> _Given instruction_: Print word for word the first line of the listing below and every line after it, through the line with "18.2, 11.9, 8.3]". Leave out the pictures and the rest.

> _Data shown_:
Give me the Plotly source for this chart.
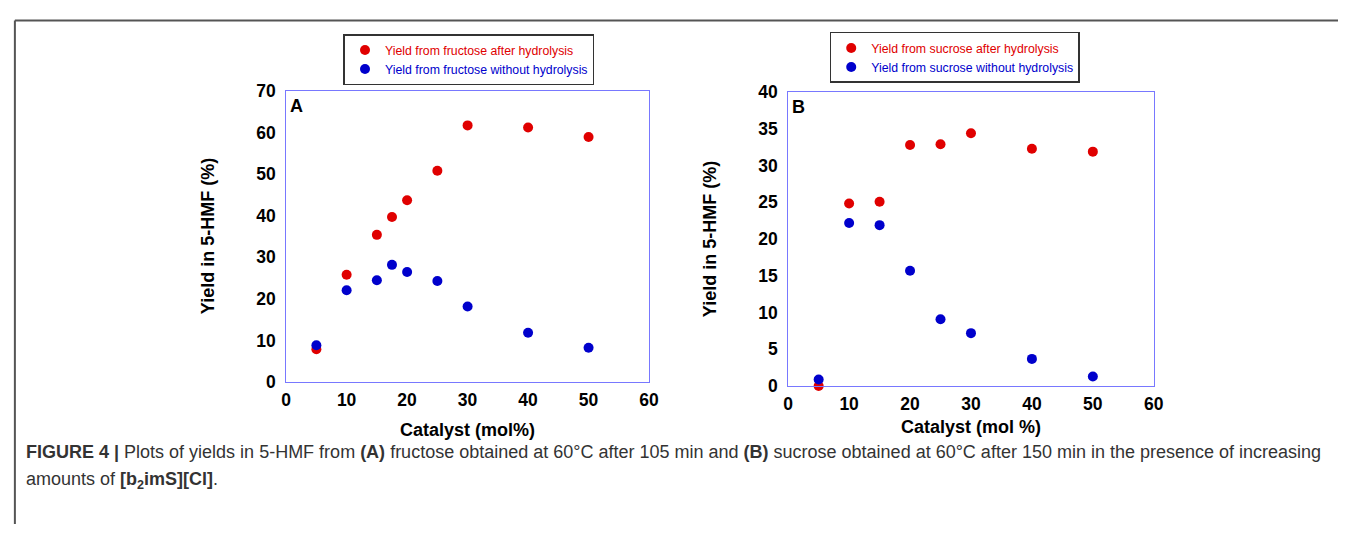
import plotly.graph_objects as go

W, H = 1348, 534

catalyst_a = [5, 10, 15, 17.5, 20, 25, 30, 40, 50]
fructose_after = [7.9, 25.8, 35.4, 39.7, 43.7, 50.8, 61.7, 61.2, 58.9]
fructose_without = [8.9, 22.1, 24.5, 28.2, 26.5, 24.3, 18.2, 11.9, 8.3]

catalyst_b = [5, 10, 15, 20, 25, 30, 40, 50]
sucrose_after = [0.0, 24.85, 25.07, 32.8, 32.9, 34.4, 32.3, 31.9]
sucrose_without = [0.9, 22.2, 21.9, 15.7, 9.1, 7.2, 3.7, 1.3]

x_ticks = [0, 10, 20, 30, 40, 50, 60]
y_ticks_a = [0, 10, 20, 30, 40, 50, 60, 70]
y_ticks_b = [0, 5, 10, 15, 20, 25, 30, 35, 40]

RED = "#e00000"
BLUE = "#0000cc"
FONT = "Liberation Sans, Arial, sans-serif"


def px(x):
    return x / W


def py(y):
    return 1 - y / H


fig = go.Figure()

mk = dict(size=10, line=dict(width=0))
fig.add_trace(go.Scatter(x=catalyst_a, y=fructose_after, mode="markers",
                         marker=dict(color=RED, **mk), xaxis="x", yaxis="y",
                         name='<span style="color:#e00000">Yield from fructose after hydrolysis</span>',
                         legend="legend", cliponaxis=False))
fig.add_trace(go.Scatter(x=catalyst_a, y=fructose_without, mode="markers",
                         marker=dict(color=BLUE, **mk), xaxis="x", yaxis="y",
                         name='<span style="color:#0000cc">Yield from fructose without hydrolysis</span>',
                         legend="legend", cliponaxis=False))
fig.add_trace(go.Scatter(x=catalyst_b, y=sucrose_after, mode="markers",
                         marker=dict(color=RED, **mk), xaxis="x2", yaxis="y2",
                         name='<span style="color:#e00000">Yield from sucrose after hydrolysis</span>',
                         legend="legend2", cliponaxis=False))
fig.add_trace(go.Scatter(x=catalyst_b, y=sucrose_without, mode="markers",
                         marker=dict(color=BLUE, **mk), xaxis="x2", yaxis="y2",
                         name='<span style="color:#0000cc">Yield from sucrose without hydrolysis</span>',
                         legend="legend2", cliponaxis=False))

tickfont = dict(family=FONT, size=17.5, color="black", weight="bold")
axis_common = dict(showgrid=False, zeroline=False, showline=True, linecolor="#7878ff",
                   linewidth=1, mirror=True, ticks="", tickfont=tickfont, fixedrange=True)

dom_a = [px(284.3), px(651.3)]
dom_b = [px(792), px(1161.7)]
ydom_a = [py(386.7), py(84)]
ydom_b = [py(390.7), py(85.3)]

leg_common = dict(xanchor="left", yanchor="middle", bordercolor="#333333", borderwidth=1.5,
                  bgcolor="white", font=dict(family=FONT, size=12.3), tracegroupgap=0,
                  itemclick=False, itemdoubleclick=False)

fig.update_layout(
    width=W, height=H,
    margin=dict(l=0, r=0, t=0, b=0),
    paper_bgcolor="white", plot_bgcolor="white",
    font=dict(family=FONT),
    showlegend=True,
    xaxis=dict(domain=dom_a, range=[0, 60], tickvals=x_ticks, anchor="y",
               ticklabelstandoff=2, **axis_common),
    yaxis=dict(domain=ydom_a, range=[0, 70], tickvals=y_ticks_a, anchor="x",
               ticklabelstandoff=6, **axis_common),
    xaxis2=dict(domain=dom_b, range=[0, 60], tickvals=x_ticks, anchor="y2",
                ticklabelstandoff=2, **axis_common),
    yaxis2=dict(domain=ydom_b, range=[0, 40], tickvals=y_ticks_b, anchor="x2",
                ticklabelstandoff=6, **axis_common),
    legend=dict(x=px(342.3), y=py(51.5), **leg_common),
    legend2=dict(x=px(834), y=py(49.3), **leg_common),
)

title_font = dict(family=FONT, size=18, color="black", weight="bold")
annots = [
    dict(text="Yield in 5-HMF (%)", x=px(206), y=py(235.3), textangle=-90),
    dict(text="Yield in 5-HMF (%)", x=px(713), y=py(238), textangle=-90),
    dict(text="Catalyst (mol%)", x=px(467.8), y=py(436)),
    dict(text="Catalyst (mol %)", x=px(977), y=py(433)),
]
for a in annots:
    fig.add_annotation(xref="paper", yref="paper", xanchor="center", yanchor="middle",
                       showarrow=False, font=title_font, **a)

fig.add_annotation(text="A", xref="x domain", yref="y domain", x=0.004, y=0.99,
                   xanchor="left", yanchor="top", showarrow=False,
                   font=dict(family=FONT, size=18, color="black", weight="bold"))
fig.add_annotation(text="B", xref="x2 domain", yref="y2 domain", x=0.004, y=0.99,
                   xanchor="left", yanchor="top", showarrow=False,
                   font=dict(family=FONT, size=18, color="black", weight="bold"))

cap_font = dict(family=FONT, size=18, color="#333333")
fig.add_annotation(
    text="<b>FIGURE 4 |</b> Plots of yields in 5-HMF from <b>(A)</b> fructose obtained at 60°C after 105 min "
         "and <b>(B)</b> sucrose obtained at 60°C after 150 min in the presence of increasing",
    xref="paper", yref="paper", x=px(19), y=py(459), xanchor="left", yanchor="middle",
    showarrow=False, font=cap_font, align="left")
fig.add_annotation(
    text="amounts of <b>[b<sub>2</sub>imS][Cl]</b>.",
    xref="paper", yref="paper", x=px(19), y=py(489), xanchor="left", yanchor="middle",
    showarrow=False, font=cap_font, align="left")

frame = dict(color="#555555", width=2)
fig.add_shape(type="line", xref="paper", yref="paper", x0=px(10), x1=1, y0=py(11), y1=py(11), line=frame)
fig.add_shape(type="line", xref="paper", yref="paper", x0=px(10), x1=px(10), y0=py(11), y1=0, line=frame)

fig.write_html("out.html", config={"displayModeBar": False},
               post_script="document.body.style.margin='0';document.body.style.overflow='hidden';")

> _Exercise output_:
Give me the Plotly source for this chart.
import plotly.graph_objects as go

W, H = 1348, 534

catalyst_a = [5, 10, 15, 17.5, 20, 25, 30, 40, 50]
fructose_after = [7.9, 25.8, 35.4, 39.7, 43.7, 50.8, 61.7, 61.2, 58.9]
fructose_without = [8.9, 22.1, 24.5, 28.2, 26.5, 24.3, 18.2, 11.9, 8.3]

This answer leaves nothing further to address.